1812. Combe, Syntax, Picturesque, xix. An arch young sprig, a banker’s clerk, Resolv’d to hoax the rev’rend spark.
1854. F. E. Smedley, Harry Coverdale, ch. viii. I thought you were hoaxing us, and I sat down to play the duet for the amiable purpose of exposing your ignorance.
Hob (or Hobbinol), subs. (old).—A clown.—Grose.
Hob and Nob (or Hob Nob), verb. (old).—1. To invite to drink; to clink glasses.
1756. Foote, Englishman from Paris, i.

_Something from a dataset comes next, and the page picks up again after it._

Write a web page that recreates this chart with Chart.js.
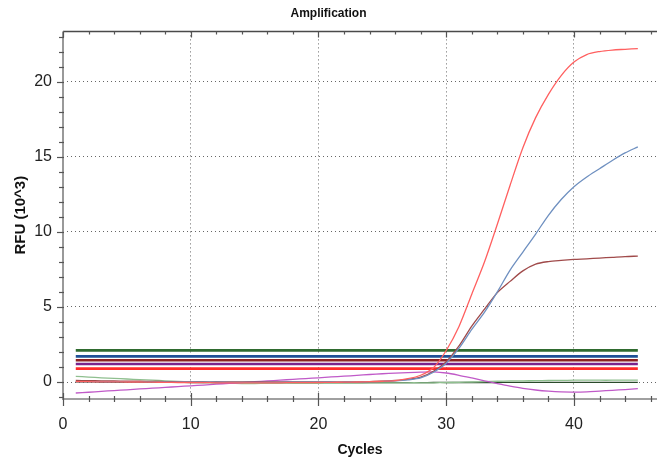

With, perhaps, an occasional interruption of ‘Here’s to you, friends,’ ‘Hob or nob,’ ‘Your love and mine.’
1759. Townley, High Life Below Stairs, ii. Duke. Lady Charlotte, hob or nob. Lady Char. Done, my lord; in Burgundy, if you please.
1772. Graves, Spiritual Quixote, bk. VIII., ch. xxi. (new Ed., 1808). Having drunk hob or nob with a young lady in whose eyes he wished to appear a man of consequence, he hurried out into the summer-house.
1823. Bee, Dict. Turf, s.v. Hob nob—two persons pledging each other in a glass.
1836. Horace Smith, Tin Trumpet, ‘Address to a Mummy.’ Perchance that very hand now pinioned flat, Has hob-and-nobbed with Pharoah glass for glass.
1849. Thackeray, Pendennis, ch. xxx. He would have liked to hob and nob with celebrated pick-pockets, or drink a pot of ale with a company of burglars and cracksmen.